This book presents the latest research on fundamental aspects of acoustic bubbles and in
particular on various complementary ways to characterize them. It starts with the dynamics of a
single bubble under ultrasound and then addresses few-bubble systems and the formation and
development of bubble structures before briefly reviewing work on isolated bubbles in standing
acoustic waves (bubble traps) and multibubble systems where translation and interaction of
bubbles play a major role. Further it explores the interaction of bubbles with objects and
highlights non-spherical bubble dynamics and the respective collapse geometries. It also
discusses the important link between bubble dynamics and energy focusing in the bubble leading
to sonochemistry and sonoluminescence. The second chapter focuses on the emission of light by
cavitation bubbles at collapse (sonoluminescence) and on the information that can be gained by
sonoluminescence (SL) spectroscopy e.g. the conditions reached inside the bubbles or the
nature of the excited species formed.
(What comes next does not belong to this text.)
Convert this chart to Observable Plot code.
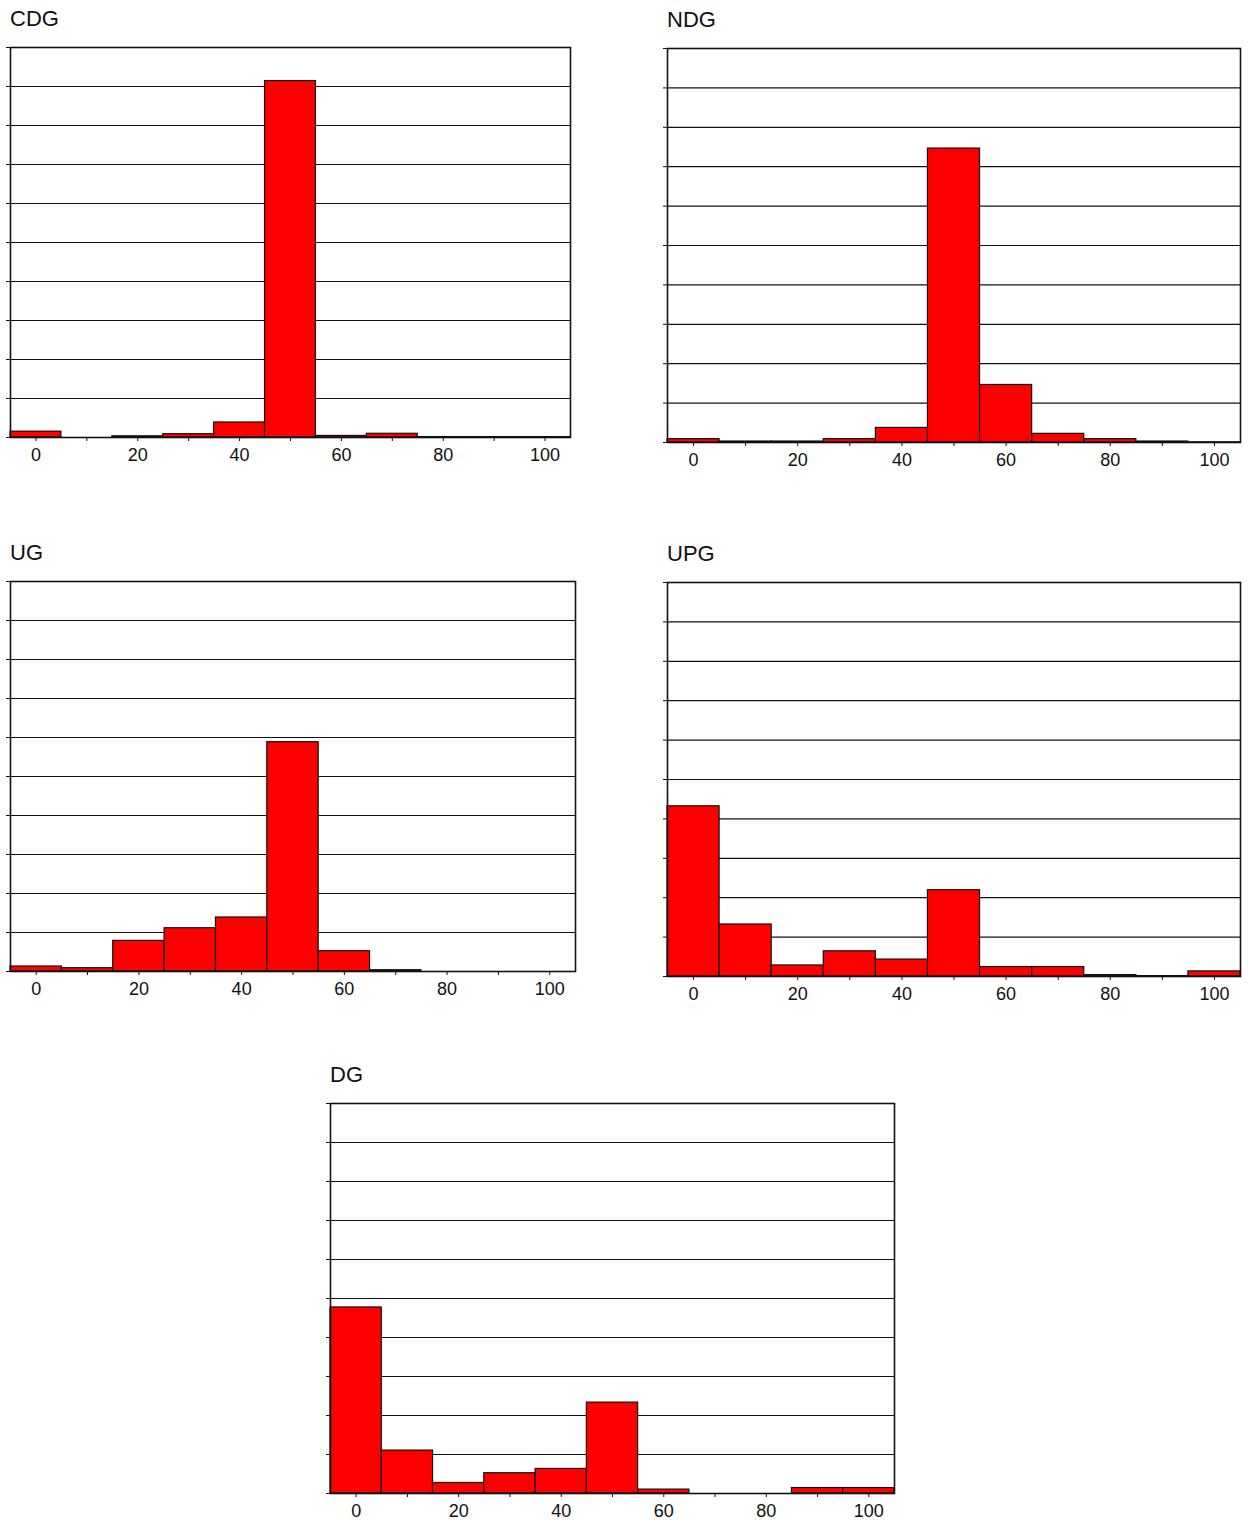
<!DOCTYPE html>
<html>
<head>
<meta charset="utf-8">
<script src="https://cdn.jsdelivr.net/npm/d3@7"></script>
<script src="https://cdn.jsdelivr.net/npm/@observablehq/plot@0.6"></script>
<style>
  html, body { margin: 0; padding: 0; background: #fff; }
  #root { position: relative; width: 1249px; height: 1522px; background: #fff; font-family: "Liberation Sans", Arial, sans-serif; }
  .title { position: absolute; font-size: 22px; line-height: 22px; color: #111; white-space: nowrap; }
  .panel { position: absolute; }
</style>
</head>
<body>
<div id="root"></div>
<script>
// Bin centres (bin width 10) and percentage of cases per bin
const bins = [0, 10, 20, 30, 40, 50, 60, 70, 80, 90, 100];
const xTicks = [0, 10, 20, 30, 40, 50, 60, 70, 80, 90, 100];
const yTicks = [0, 10, 20, 30, 40, 50, 60, 70, 80, 90, 100];
const panelNames = ["CDG", "NDG", "UG", "UPG", "DG"];

const cdg = [1.5, 0.0, 0.3, 0.85, 3.85, 91.4, 0.4, 0.95, 0.1, 0.1, 0.1];
const ndg = [0.85, 0.25, 0.25, 0.85, 3.7, 74.6, 14.6, 2.2, 0.85, 0.25, 0.05];
const ug  = [1.28, 0.85, 7.85, 11.1, 13.85, 58.8, 5.2, 0.33, 0.0, 0.0, 0.0];
const upg = [43.2, 13.2, 2.8, 6.4, 4.3, 21.9, 2.4, 2.4, 0.35, 0.1, 1.3];
const dg  = [47.7, 11.0, 2.7, 5.2, 6.3, 23.3, 1.0, 0.0, 0.0, 1.4, 1.4];

const seriesByName = { CDG: cdg, NDG: ndg, UG: ug, UPG: upg, DG: dg };

// Frame geometry (layout only)
const layout = {
  CDG: { fx: 10,  fy: 47,   fw: 560, fh: 390 },
  NDG: { fx: 667, fy: 48,   fw: 573, fh: 394 },
  UG:  { fx: 10,  fy: 581,  fw: 565, fh: 390 },
  UPG: { fx: 667, fy: 582,  fw: 573, fh: 394 },
  DG:  { fx: 330, fy: 1103, fw: 564, fh: 390 }
};

const ML = 12, MT = 6, MR = 6, MB = 34;
const root = document.getElementById("root");

for (const name of panelNames) {
  const g = layout[name];
  const data = bins.map((b, i) => ({ bin: b, value: seriesByName[name][i] }));

  const title = document.createElement("div");
  title.className = "title";
  title.textContent = name;
  title.style.left = g.fx + "px";
  title.style.top = (g.fy - 38.6) + "px";
  root.appendChild(title);

  const chart = Plot.plot({
    width: g.fw + ML + MR,
    height: g.fh + MT + MB,
    marginLeft: ML, marginRight: MR, marginTop: MT, marginBottom: MB,
    style: { fontFamily: "\"Liberation Sans\", Arial, sans-serif", fontSize: "18px", color: "#111", background: "transparent", overflow: "visible" },
    x: { domain: [-5, 105] },
    y: { domain: [0, 100] },
    marks: [
      Plot.gridY(yTicks.slice(1, -1), { stroke: "#111", strokeOpacity: 1, strokeWidth: 1.2 }),
      Plot.rectY(data, { x1: d => d.bin - 5, x2: d => d.bin + 5, y: "value", fill: "#ff0000", stroke: "#111", strokeWidth: 1.2 }),
      Plot.frame({ stroke: "#111", strokeWidth: 1.6 }),
      Plot.axisX({ ticks: xTicks, tickSize: 4, tickPadding: 7, tickFormat: d => (d % 20 === 0 ? String(d) : ""), label: null, stroke: "#111" }),
      Plot.axisY({ ticks: yTicks, tickSize: 4, tickFormat: () => "", label: null, stroke: "#111" })
    ]
  });
  chart.classList.add("panel");
  chart.style.left = (g.fx - ML) + "px";
  chart.style.top = (g.fy - MT) + "px";
  root.appendChild(chart);
}
</script>
</body>
</html>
This chapter also includes a section on the use of SL
intensity measurement under pulsed ultrasound as an indirect way to estimate bubble size and
size distribution. Lastly since one very important feature of cavitation systems is their
sonochemical activity the final chapter presents chemical characterizations the care that
should be taken in using them and the possible visualization of chemical activity. It also
explores the links between bubble dynamics SL spectroscopy and sonochemical activity. This
book provides a fundamental basis for other books in the Molecular Science: Ultrasound and
Sonochemistry series that are more focused on applied aspects of sonochemistry. A basic
knowledge of the characterization of cavitation bubbles is indispensable for the optimization
of sonochemical processes and as such the book is useful for specialists (researchers
engineers PhD students etc.) working in the wide area of ultrasonic processing.